В тот же день под вечер отделение Сабирова выполняло задание командира взвода лейтенанта Проничева. Приказ был: осмотреть и при необходимости зачистить ближнюю территорию леса, который с востока примыкал к деревеньке Бальдрамерфельдер (Ma;y Baldram), где их расквартировали. По сведениям местных жителей, накануне в лесу были замечены какие-то подозрительные военные, вроде бы немецкие.
Никаких немцев выловить не удалось, конечно, вследствие полного их отсутствия. Но зато бойцы из отделения Сабирова подстрелили... пятнистого зайца.
- Наверное, он так линяет, – предположил горожанин Уваров, никогда не видевший кроликов.
- Бедняга! Это он из-за войны стал таким. Наверное, у него аллергия от страха и переживаний, – участливо поддержал его Сабиров, такой же горожанин.

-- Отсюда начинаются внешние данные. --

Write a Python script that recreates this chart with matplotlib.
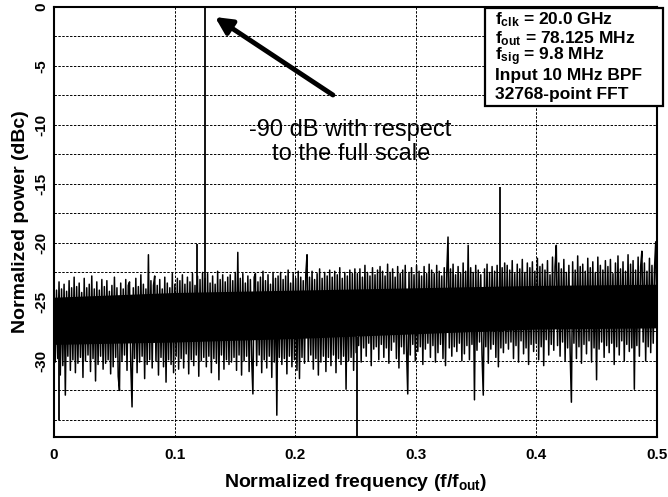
import numpy as np
import matplotlib
matplotlib.use("Agg")
import matplotlib.pyplot as plt
from matplotlib.patches import Rectangle

plt.rcParams['font.family'] = ['Liberation Sans', 'DejaVu Sans']
plt.rcParams['mathtext.fontset'] = 'custom'
plt.rcParams['mathtext.rm'] = 'Liberation Sans:bold'
plt.rcParams['mathtext.it'] = 'Liberation Sans:bold'
plt.rcParams['mathtext.bf'] = 'Liberation Sans:bold'

# ---- data ----
# dense noise-floor core (solid black region)
band_freq = [0.0, 0.1, 0.2, 0.3, 0.4, 0.5]
band_top = [-24.6, -24.2, -24.0, -23.8, -23.6, -23.5]
band_bot = [-28.6, -28.4, -28.1, -27.7, -27.3, -27.2]

# noise-floor trace (peaks / troughs), in frequency order
noise_db = [
    -23.6, -30.1, -24.0, -29.8, -23.3, -31.2, -23.9, -30.4, -23.5, -32.9, -24.1, -29.6, -23.2, -30.8, -23.8, -29.9, -22.9, -31.0, -23.7, -30.2,
    -23.4, -29.7, -24.2, -31.4, -23.0, -30.0, -23.8, -29.5, -23.5, -30.9, -22.8, -29.8, -23.9, -31.7, -23.3, -30.3, -24.0, -29.6, -23.1, -30.7,
    -23.7, -30.2, -23.2, -29.9, -24.1, -31.1, -23.6, -30.5, -22.9, -29.7, -23.8, -31.3, -32.5, -23.4, -30.0, -23.9, -29.5, -23.1, -30.8, -23.6,
    -23.3, -30.4, -33.9, -23.8, -29.8, -23.0, -31.0, -23.7, -30.1, -22.7, -29.6, -23.5, -31.5, -23.9, -30.3, -21.0, -29.9, -23.2, -30.6, -23.6,
    -22.8, -30.0, -23.6, -31.2, -23.1, -29.7, -23.9, -30.5, -22.9, -31.8, -23.4, -29.9, -23.8, -30.3, -22.6, -31.0, -23.5, -29.6, -23.0, -30.7,
    -23.2, -29.8, -22.7, -30.6, -23.5, -29.4, -22.9, -31.1, -23.3, -29.9, -22.6, -30.4, -23.6, -29.5, -22.8, -31.3, -23.1, -30.0, -22.5, -29.7,
    -23.0, -30.5, -22.6, -29.6, -23.4, -31.0, -22.8, -29.8, -23.5, -30.2, -22.4, -31.6, -23.1, -29.5, -22.7, -30.7, -23.3, -29.9, -22.9, -30.3,
    -22.7, -30.1, -23.2, -29.7, -22.5, -30.8, -20.8, -29.5, -23.0, -31.2, -22.6, -30.0, -23.4, -29.6, -22.8, -30.9, -23.1, -29.8, -32.8, -22.9,
    -22.6, -30.4, -23.3, -29.5, -22.9, -31.0, -22.4, -29.9, -23.2, -30.6, -22.7, -29.6, -23.5, -31.4, -22.5, -30.1, -23.0, -34.6, -22.8, -29.7,
    -22.5, -30.3, -23.1, -29.8, -22.8, -31.1, -22.3, -29.6, -23.4, -30.5, -22.6, -29.9, -23.0, -30.8, -22.4, -31.5, -22.9, -29.7, -23.2, -30.2,
    -22.7, -21.0, -30.0, -22.9, -29.5, -22.4, -30.7, -23.1, -29.8, -22.6, -31.2, -22.2, -30.1, -23.0, -29.6, -22.5, -30.9, -22.8, -29.7, -22.3,
    -30.4, -22.9, -29.5, -22.4, -31.0, -22.7, -29.8, -22.1, -30.3, -23.0, -29.6, -22.5, -32.4, -22.8, -30.0, -22.3, -29.7, -22.6, -30.8, -22.2,
    -29.3, -22.6, -28.7, -22.2, -30.1, -22.9, -28.9, -21.9, -29.6, -22.5, -28.5, -22.8, -30.4, -22.1, -29.0, -22.7, -28.8, -22.3, -29.9, -22.0,
    -28.6, -22.4, -29.7, -22.8, -28.9, -21.8, -30.2, -22.5, -29.1, -22.2, -28.4, -22.9, -29.8, -22.0, -30.6, -22.6, -28.8, -22.3, -29.4, -21.9,
    -28.9, -32.8, -22.5, -29.5, -22.1, -28.6, -22.7, -30.0, -21.9, -29.2, -22.4, -28.8, -22.8, -30.3, -22.0, -29.0, -22.6, -28.5, -21.8, -29.7,
    -22.3, -28.7, -22.6, -30.1, -21.9, -29.3, -22.4, -28.6, -22.8, -29.8, -22.1, -30.4, -22.5, -19.5, -28.9, -22.2, -29.6, -21.8, -28.8, -22.7,
    -29.2, -22.0, -28.5, -22.6, -30.0, -21.7, -29.4, -22.4, -28.7, -20.2, -29.9, -22.1, -28.6, -22.5, -33.3, -21.9, -29.1, -22.3, -28.4, -22.7,
    -29.5, -32.9, -22.2, -28.8, -21.8, -30.2, -22.5, -29.0, -22.0, -28.6, -22.4, -29.7, -21.9, -30.5, -22.6, -28.9, -22.1, -29.3, -21.7, -28.5,
    -21.9, -29.0, -22.3, -28.4, -21.5, -29.8, -22.6, -28.7, -21.8, -30.1, -22.2, -28.3, -21.4, -29.4, -22.5, -28.9, -21.7, -30.3, -22.1, -28.6,
    -21.6, -29.2, -22.4, -28.5, -21.3, -29.9, -22.0, -28.8, -21.8, -30.4, -22.3, -28.2, -21.5, -29.5, -22.7, -28.6, -21.2, -29.1, -22.0, -20.2,
    -28.7, -21.7, -29.6, -22.2, -28.4, -21.4, -30.0, -22.5, -28.9, -21.9, -29.3, -33.5, -21.6, -28.5, -22.3, -29.8, -21.1, -28.8, -22.0, -30.2,
    -21.8, -28.6, -22.4, -29.4, -21.3, -28.3, -22.1, -30.1, -21.6, -28.9, -22.5, -31.6, -21.2, -29.0, -21.9, -28.4, -22.3, -29.7, -21.5, -28.7,
    -22.0, -29.3, -21.4, -28.5, -22.6, -30.3, -21.7, -28.8, -21.1, -29.5, -22.2, -28.3, -21.6, -30.0, -22.4, -28.6, -21.0, -29.2, -21.8, -28.9,
    -21.5, -32.4, -22.3, -28.7, -21.2, -29.6, -22.0, -20.7, -28.4, -21.7, -30.0, -22.4, -28.8, -21.3, -29.3, -21.9, -28.5, -22.2, -19.9, -29.0,
]
freq = np.linspace(0.0, 0.5, len(noise_db))

# discrete spurs / tones
spike_freq = [0.0, 0.004, 0.1186, 0.1254, 0.251, 0.370]
spike_low = [-30.0, -35.0, -26.0, -27.0, -37.0, -27.0]
spike_high = [-12.8, -26.0, -20.1, 0.0, -28.0, -15.3]

x_ticks = [0, 0.1, 0.2, 0.3, 0.4, 0.5]
x_labels = ['0', '0.1', '0.2', '0.3', '0.4', '0.5']
y_ticks = [0, -5, -10, -15, -20, -25, -30]
y_grid = [-2.5, -5, -7.5, -10, -12.5, -15, -17.5, -20, -22.5, -25, -27.5, -30, -32.5, -35]

info_lines = [r'f$_{clk}$ = 20.0 GHz', r'f$_{out}$ = 78.125 MHz', r'f$_{sig}$ = 9.8 MHz',
              'Input 10 MHz BPF', '32768-point FFT']

# ---- figure ----
fig = plt.figure(figsize=(6.68, 4.97), dpi=100)
ax = fig.add_axes([54/668, 1-437/497, 603/668, 430/497])

ax.fill_between(band_freq, band_bot, band_top, color='black', lw=0, zorder=3)
ax.plot(freq, noise_db, color='black', lw=1.1, zorder=3)
ax.vlines(spike_freq, spike_low, spike_high, color='black', lw=1.3, zorder=3)

ax.set_xlim(0, 0.5)
ax.set_ylim(-36.45, 0)

for g in y_grid:
    ax.axhline(g, color='black', lw=0.7, ls=(0, (2.5, 1.5)), zorder=1)
for g in x_ticks[1:-1]:
    ax.axvline(g, color='black', lw=0.7, ls=(0, (2.5, 1.5)), zorder=1)

ax.set_xticks(x_ticks)
ax.set_xticklabels(x_labels, fontsize=11, fontweight='bold')
ax.set_yticks(y_ticks)
ax.set_yticklabels([str(v) for v in y_ticks], fontsize=11, fontweight='bold',
                   rotation=90, va='center')
ax.tick_params(axis='y', length=0, pad=4)
ax.tick_params(axis='x', length=0, pad=8)
for s in ax.spines.values():
    s.set_linewidth(1.5)

ax.set_xlabel(r'Normalized frequency (f/f$_{out}$)', fontsize=14, fontweight='bold', labelpad=7)
ax.set_ylabel('Normalized power (dBc)', fontsize=14, fontweight='bold', labelpad=4)

ax.annotate('', xy=(0.1335, -0.85), xytext=(0.2313, -7.46),
            arrowprops=dict(arrowstyle='-|>,head_length=1.0,head_width=0.5',
                            color='black', lw=3.5, shrinkA=0, shrinkB=0), zorder=5)
ax.text(0.246, -11.44, '-90 dB with respect\nto the full scale', fontsize=17,
        ha='center', va='center', linespacing=1.15, zorder=5)

box = Rectangle((0.7147, 0.7698), 1.0099-0.7147, 0.9977-0.7698, transform=ax.transAxes,
                fc='white', ec='black', lw=1.6, clip_on=False, zorder=6)
ax.add_patch(box)
ys = [20, 38.5, 57, 75.5, 94]
for line, yp in zip(info_lines, ys):
    ax.text((495-54)/603, (437-yp)/430, line, transform=ax.transAxes, fontsize=12.5,
            fontweight='bold', va='center', ha='left', zorder=7)

fig.savefig('out.png', dpi=100)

Но деревенские жители Удалов с Павловым тоже никогда не видел зайца, у которого одно ухо было белым, а другое серым. Зато как же над ними хохотали Цымбалюк и Лазаренко вместе с Васяновичем из-за того, что бывалые вояки перепутали вкусное пасхальное яичко с крашеной деревяшкой.
- так ведь это же кролик! – кое-как пояснил им подольский красавец Митяй и снова залился таким заразительным смехом, что невольно заулыбались даже опростоволосившиеся «охотники».
Васянович с Лазаренко тут же взялись приготовить мясное блюдо. Даже поспорили с Цымбалюком, как вкуснее приготовить кролика. Митяй предлагал просто обжарить тушку в коровьем масле с луком – этими продуктами он смог где-то поживиться. Но тут Сеня, слегка интригуя публику, неторопливо извлёк из кармана широких своих штанин... довольно большую морковину, невесть где и когда им раздобытую. С довольным видом он помахал внушительным оранжевым овощем перед носом кума:
- Предлагаю стушить кролика, а не высушить его во время жарки.
Вот и ладно: сказано, сделано. Приправ к мясу никаких не было никакой. Но ушлый Цымбалюк смотался в огород и притащил по паре корешков петрушки и хрена. Листочки на них едва пробивались.
- Эти корешки нужно положить внутрь, тогда мясо будет намного вкуснее, – продолжал Цымбалюк важничать своими кулинарными познаниями.
И стал деловито засовывать корешки в грудную клетку и брюшину. Но тушку решили порезать, чтобы мясо быстрее приготовилось. Так что вскоре в раздобытом где-то Васяновичем щербатом чугунке очень вкусно забулькало.